Even 4G is normally near 100Mbps,
I'll add a caveat to that one...
It REALLY matters where you live and who your network provider is. Where I live, you can barely get a couple of bars of service. If you use AT&T, you might not connect at all. The towers in the area are all US Cellular. AT&T and T-Mobile don't have towers anywhere near me.
Oddly, T-Mobile works better than Verizon or US Cellular (they more readily share towers with an agreement between them.
Then, you might get 5 to 7 Mbps on a good day... US Cellular, the owner of the tower, might get 1.2 Mb/sec.
My DSL provider screwed me over pretty hard.
I got satellite, but Starlink didn't serve my area, so I saved much of the bandwidth for the missus.
I then used a cellphone hotspot as my only real ISP.
The good news is that I have had a T-Mobile plan for a long time. They had a sale where they offered 'unlimited hotspot data'. They still honor that because I've never changed my plan with them. Their support workers have told me to keep my account and never change because it'll take away my unlimited hotspot data.
To be fair to T-Mobile, it's not really their fault. When they offered 'unlimited bandwidth', nobody was using more than a couple of people were using more than a few hundred MB per month.

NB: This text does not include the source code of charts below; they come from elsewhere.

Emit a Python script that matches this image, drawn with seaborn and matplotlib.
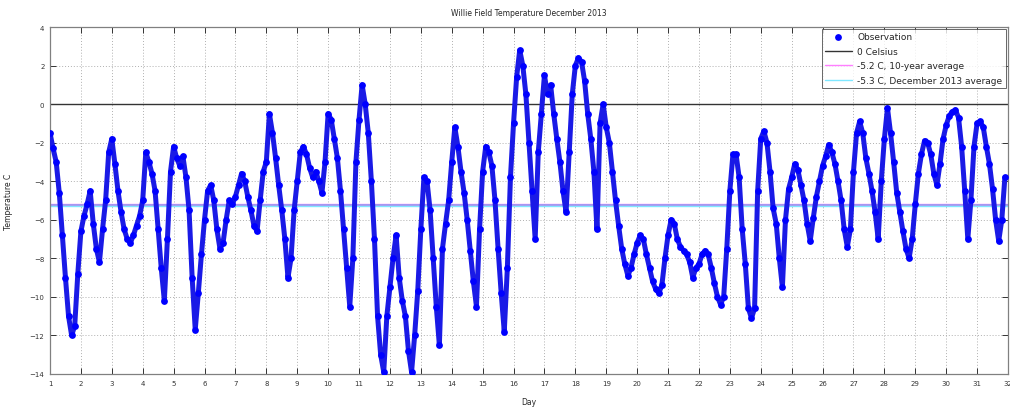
import numpy as np
import pandas as pd
import matplotlib
matplotlib.use("Agg")
import matplotlib.pyplot as plt
import seaborn as sns

# Temperature readings (deg C) every 0.1 day
day1 = [-1.5, -2.3, -3.0, -4.6, -6.8, -9.0, -11.0, -12.0, -11.5, -8.8]
day2 = [-6.6, -5.8, -5.2, -4.5, -6.2, -7.5, -8.2, -6.5, -5.0, -2.5]
day3 = [-1.8, -3.1, -4.5, -5.6, -6.5, -7.0, -7.2, -6.8, -6.3, -5.8]
day4 = [-5.0, -2.5, -3.0, -3.6, -4.5, -6.5, -8.5, -10.2, -7.0, -3.5]
day5 = [-2.2, -2.8, -3.2, -2.7, -3.8, -5.5, -9.0, -11.7, -9.8, -7.8]
day6 = [-6.0, -4.5, -4.2, -5.0, -6.5, -7.5, -7.2, -6.0, -5.0, -5.2]
day7 = [-4.8, -4.2, -3.6, -4.0, -4.8, -5.5, -6.3, -6.6, -5.0, -3.5]
day8 = [-3.0, -0.5, -1.5, -2.8, -4.2, -5.5, -7.0, -9.0, -8.0, -5.5]
day9 = [-4.0, -2.5, -2.2, -2.6, -3.3, -3.8, -3.5, -4.0, -4.6, -3.0]
day10 = [-0.5, -0.8, -1.8, -2.8, -4.5, -6.5, -8.5, -10.5, -8.0, -3.0]
day11 = [-0.8, 1.0, 0.0, -1.5, -4.0, -7.0, -11.0, -13.0, -13.9, -11.0]
day12 = [-9.5, -8.0, -6.8, -9.0, -10.2, -11.0, -12.8, -13.9, -12.0, -9.7]
day13 = [-6.5, -3.8, -4.0, -5.5, -8.0, -10.5, -12.5, -7.5, -6.2, -5.0]
day14 = [-3.0, -1.2, -2.2, -3.5, -4.6, -6.0, -7.6, -9.2, -10.5, -6.5]
day15 = [-3.5, -2.2, -2.5, -3.2, -5.0, -7.5, -9.8, -11.8, -8.5, -3.8]
day16 = [-1.0, 1.4, 2.8, 2.0, 0.5, -2.0, -4.5, -7.0, -2.5, -0.5]
day17 = [1.5, 0.5, 1.0, -0.5, -1.8, -3.0, -4.5, -5.6, -2.5, 0.5]
day18 = [2.0, 2.4, 2.2, 1.2, -0.5, -1.8, -3.5, -6.5, -1.0, 0.0]
day19 = [-1.2, -2.0, -3.5, -5.0, -6.3, -7.5, -8.3, -8.9, -8.5, -7.8]
day20 = [-7.2, -6.8, -7.0, -7.8, -8.5, -9.2, -9.6, -9.8, -9.4, -8.0]
day21 = [-6.8, -6.0, -6.2, -7.0, -7.4, -7.6, -7.8, -8.2, -9.0, -8.5]
day22 = [-8.3, -7.8, -7.6, -7.8, -8.5, -9.3, -10.0, -10.4, -10.0, -7.5]
day23 = [-4.5, -2.6, -2.6, -3.8, -6.5, -8.3, -10.6, -11.1, -10.6, -4.5]
day24 = [-1.8, -1.4, -2.0, -3.5, -5.4, -6.2, -8.0, -9.5, -6.0, -4.4]
day25 = [-3.8, -3.1, -3.4, -4.2, -5.0, -6.2, -7.1, -5.9, -4.8, -4.0]
day26 = [-3.2, -2.7, -2.1, -2.5, -3.1, -4.0, -5.0, -6.5, -7.4, -6.5]
day27 = [-3.5, -1.5, -0.9, -1.5, -2.8, -3.6, -4.5, -5.6, -7.0, -4.0]
day28 = [-1.8, -0.2, -1.5, -3.0, -4.6, -5.6, -6.6, -7.5, -8.0, -7.0]
day29 = [-5.2, -3.6, -2.6, -1.9, -2.0, -2.6, -3.6, -4.2, -3.1, -1.8]
day30 = [-1.1, -0.6, -0.4, -0.3, -0.7, -2.2, -4.5, -7.0, -5.0, -2.2]
day31 = [-1.0, -0.9, -1.2, -2.2, -3.1, -4.4, -6.0, -7.1, -6.0, -3.8]

daily = [day1, day2, day3, day4, day5, day6, day7, day8, day9, day10,
         day11, day12, day13, day14, day15, day16, day17, day18, day19, day20,
         day21, day22, day23, day24, day25, day26, day27, day28, day29, day30, day31]

zero_line = 0.0
avg_10yr = -5.2
avg_dec2013 = -5.3
x_ticks = list(range(1, 33))
y_ticks = list(range(-14, 5, 2))

rows = []
for d, vals in enumerate(daily, start=1):
    for k, v in enumerate(vals):
        rows.append((d + k / 10.0, v))
df = pd.DataFrame(rows, columns=["Day", "Temp"])

sns.set_style("white")
plt.rcParams['font.family'] = ['DejaVu Sans']

fig = plt.figure(figsize=(10.1, 4.1), dpi=100)
ax = fig.add_axes([0.0495, 0.0854, 0.9485, 0.8463])

ax.axhline(zero_line, color="#333333", lw=1.0, label="0 Celsius", zorder=2)
ax.axhline(avg_10yr, color="#ff00ff", lw=1.0, alpha=0.5,
           label="-5.2 C, 10-year average", zorder=2)
ax.axhline(avg_dec2013, color="#00d0ff", lw=1.0, alpha=0.5,
           label="-5.3 C, December 2013 average", zorder=2)
ax.axhline((avg_10yr + avg_dec2013) / 2, color="#9a9af0", lw=1.4, alpha=0.9, zorder=2)

# observation trail: connecting trail + dot markers
sns.lineplot(data=df, x="Day", y="Temp", ax=ax, color=(0.1, 0.1, 0.9),
             lw=3.6, zorder=3, legend=False, solid_capstyle="round",
             solid_joinstyle="round")
sns.scatterplot(data=df, x="Day", y="Temp", ax=ax, color=(0, 0, 1), s=24,
                linewidth=0, label="Observation", zorder=4)

ax.set_xlim(1, 32)
ax.set_ylim(-14, 4)
ax.set_xticks(x_ticks)
ax.set_yticks(y_ticks)
ax.grid(True, color="#b0b0b0", linestyle=(0, (1, 2)), linewidth=0.7)
ax.tick_params(direction="in", length=4, width=0.7, labelsize=5,
               colors="#333333", pad=4, top=True, right=True,
               bottom=True, left=True)
for s in ax.spines.values():
    s.set_color("#808080")
    s.set_linewidth(0.9)

ax.set_title("Willie Field Temperature December 2013", fontsize=5.5, pad=9)
ax.set_xlabel("Day", fontsize=5.5, labelpad=8)
ax.set_ylabel("Temperature C", fontsize=5.5, labelpad=12)

handles, labels = ax.get_legend_handles_labels()
order = [labels.index(l) for l in ["Observation", "0 Celsius",
                                   "-5.2 C, 10-year average",
                                   "-5.3 C, December 2013 average"]]
leg = ax.legend([handles[i] for i in order], [labels[i] for i in order],
                loc="upper right", fontsize=6.5, frameon=True, fancybox=False,
                edgecolor="#404040", borderaxespad=0.25, handlelength=3.0,
                labelspacing=0.6, borderpad=0.35, handletextpad=0.6)
leg.get_frame().set_linewidth(0.7)

fig.savefig("out.png", dpi=100)
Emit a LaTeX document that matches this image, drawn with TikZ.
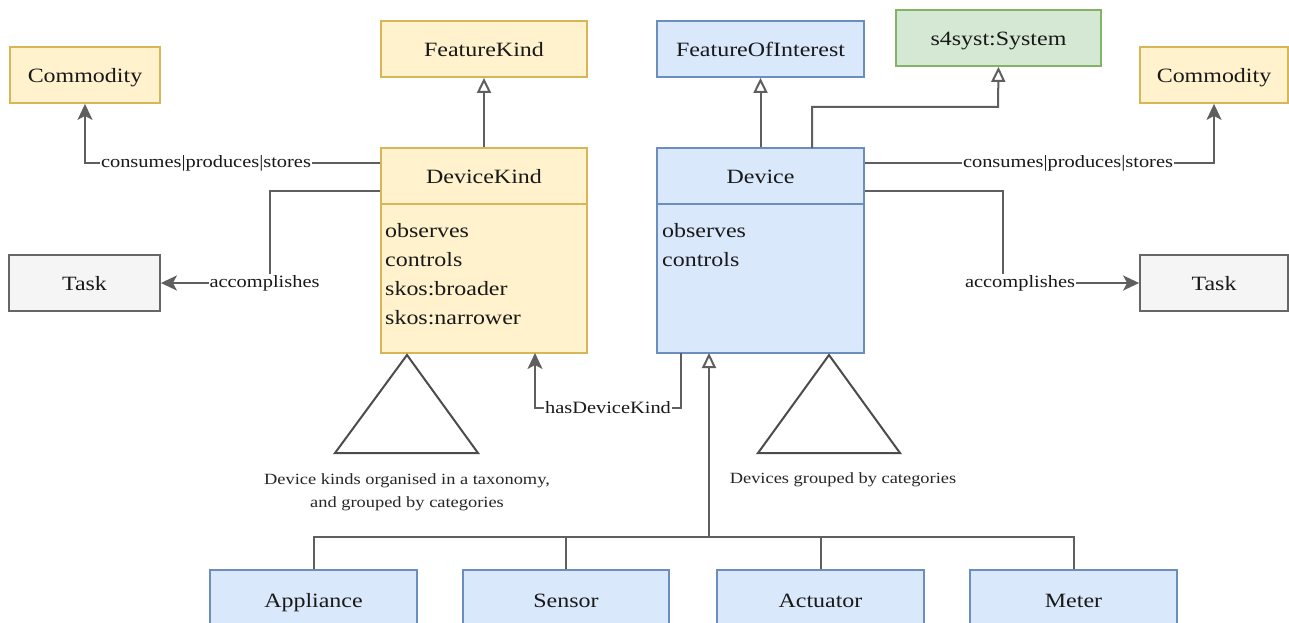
\documentclass[tikz,border=0pt]{standalone}
\usepackage{fontspec}
\setmainfont{Liberation Serif}[FakeStretch=1.18]
\usetikzlibrary{arrows.meta}
\definecolor{yfill}{HTML}{FFF2CC}
\definecolor{ydraw}{HTML}{D6B656}
\definecolor{bfill}{HTML}{DAE8FC}
\definecolor{bdraw}{HTML}{6C8EBF}
\definecolor{gfill}{HTML}{D5E8D4}
\definecolor{gdraw}{HTML}{82B366}
\definecolor{tfill}{HTML}{F5F5F5}
\definecolor{tdraw}{HTML}{666666}
\definecolor{conn}{HTML}{5F5F5F}
\tikzset{
  box/.style={draw, line width=1.8pt, minimum height=56pt, inner sep=0pt, text height=18pt, text depth=2.5pt, font=\fontsize{20.3}{24}\selectfont, text=black!90},
  ybox/.style={box, fill=yfill, draw=ydraw},
  bbox/.style={box, fill=bfill, draw=bdraw},
  gbox/.style={box, fill=gfill, draw=gdraw},
  tbox/.style={box, fill=tfill, draw=tdraw},
  link/.style={draw=conn, line width=2pt, -{Stealth[length=16pt,width=15pt,inset=4pt]}},
  gen/.style={draw=conn, line width=2pt, -{Triangle[open,length=15pt,width=14pt,fill=white]}},
  plain/.style={draw=conn, line width=2pt},
  lab/.style={fill=white, inner sep=1pt, font=\fontsize{17.3}{20}\selectfont, text=black!90},
  captxt/.style={inner sep=0pt, align=center, font=\fontsize{15.6}{23}\selectfont, text=black!85},
  attr/.style={inner sep=0pt, align=left, font=\fontsize{20.3}{29}\selectfont, text=black!90},
  tri/.style={draw=black!70, line width=2pt, line join=miter},
}
\begin{document}
\begin{tikzpicture}[x=1pt,y=-1pt]
\clip (0,0) rectangle (1289,623);
\fill[white] (0,0) rectangle (1289,623);
% top boxes
\node[ybox, minimum width=150pt] (commL) at (85,75) {Commodity};
\node[ybox, minimum width=206pt] (fk) at (484,49) {FeatureKind};
\node[bbox, minimum width=207pt] (foi) at (760.5,49) {FeatureOfInterest};
\node[gbox, minimum width=205pt] (sys) at (998.5,38) {s4syst:System};
\node[ybox, minimum width=148pt] (commR) at (1214,75) {Commodity};
% class boxes
\node[ybox, minimum width=206pt] (dk) at (484,176) {DeviceKind};
\node[ybox, minimum width=206pt, minimum height=149pt] (dkbody) at (484,278.5) {};
\node[bbox, minimum width=207pt] (dev) at (760.5,176) {Device};
\node[bbox, minimum width=207pt, minimum height=149pt] (devbody) at (760.5,278.5) {};
\node[attr, anchor=north west] (dkattr) at (385,223) {observes\\controls\\skos:broader\\skos:narrower};
\node[attr, anchor=north west] (devattr) at (662,223) {observes\\controls};
% task boxes
\node[tbox, minimum width=151pt] (taskL) at (84.5,283) {Task};
\node[tbox, minimum width=148pt] (taskR) at (1214,283) {Task};
% children
\node[bbox, minimum width=207pt, minimum height=60pt] (app) at (313.5,600) {Appliance};
\node[bbox, minimum width=206pt, minimum height=60pt] (sen) at (566,600) {Sensor};
\node[bbox, minimum width=207pt, minimum height=60pt] (act) at (820.5,600) {Actuator};
\node[bbox, minimum width=207pt, minimum height=60pt] (met) at (1073.5,600) {Meter};
% generalizations
\draw[gen] (dk.north) -- (fk.south);
\draw[gen] (dev.north) -- (foi.south);
\coordinate (devtop) at (812,148);
\draw[gen] (devtop) |- (998,107) -- (sys.south);
% consumes|produces|stores
\draw[link] ([yshift=13pt]dk.west) -| (commL.south);
\node[lab] (cpsL) at (206,163) {consumes|produces|stores};
\draw[link] ([yshift=13pt]dev.east) -| (commR.south);
\node[lab] (cpsR) at (1068,163) {consumes|produces|stores};
% accomplishes
\draw[link] ([yshift=-15pt]dk.west) -| (270,283) -- (taskL.east);
\node[lab] (accL) at (264.5,283) {accomplishes};
\draw[link] ([yshift=-15pt]dev.east) -| (1003,283) -- (taskR.west);
\node[lab] (accR) at (1020,283) {accomplishes};
% hasDeviceKind
\coordinate (hdkA) at (681,353);
\coordinate (hdkB) at (535,353);
\draw[link] (hdkA) |- (608,408) -| (hdkB);
\node[lab] (hdk) at (608,408) {hasDeviceKind};
% subclass tree
\coordinate (bus) at (709,537);
\coordinate (devbot) at (709,353);
\draw[gen] (bus) -- (devbot);
\draw[plain] (app.north) |- (bus);
\draw[plain] (sen.north) |- (bus);
\draw[plain] (act.north) |- (bus);
\draw[plain] (met.north) |- (bus);
% taxonomy triangles
\draw[tri] (407,355) -- (478,453) -- (335,453) -- cycle;
\draw[tri] (829,355) -- (900,453) -- (758,453) -- cycle;
\node[captxt] (capL) at (407,492) {Device kinds organised in a taxonomy,\\and grouped by categories};
\node[captxt] (capR) at (843,480) {Devices grouped by categories};
\end{tikzpicture}
\end{document}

They've done some limiting to it over the years. File sharing via torrents won't work. You can't use the Tor network. Really large files (over a GB) tend to fail.
Other than that, a mobile hotspot was what I used for about 1.5 years (waiting for fiber internet for much of that time).
And, kudos on T-Mobile for honoring my contract for this long. I'm well and truly impressed, as I'd burn though 300 to 400 FB of traffic in a month.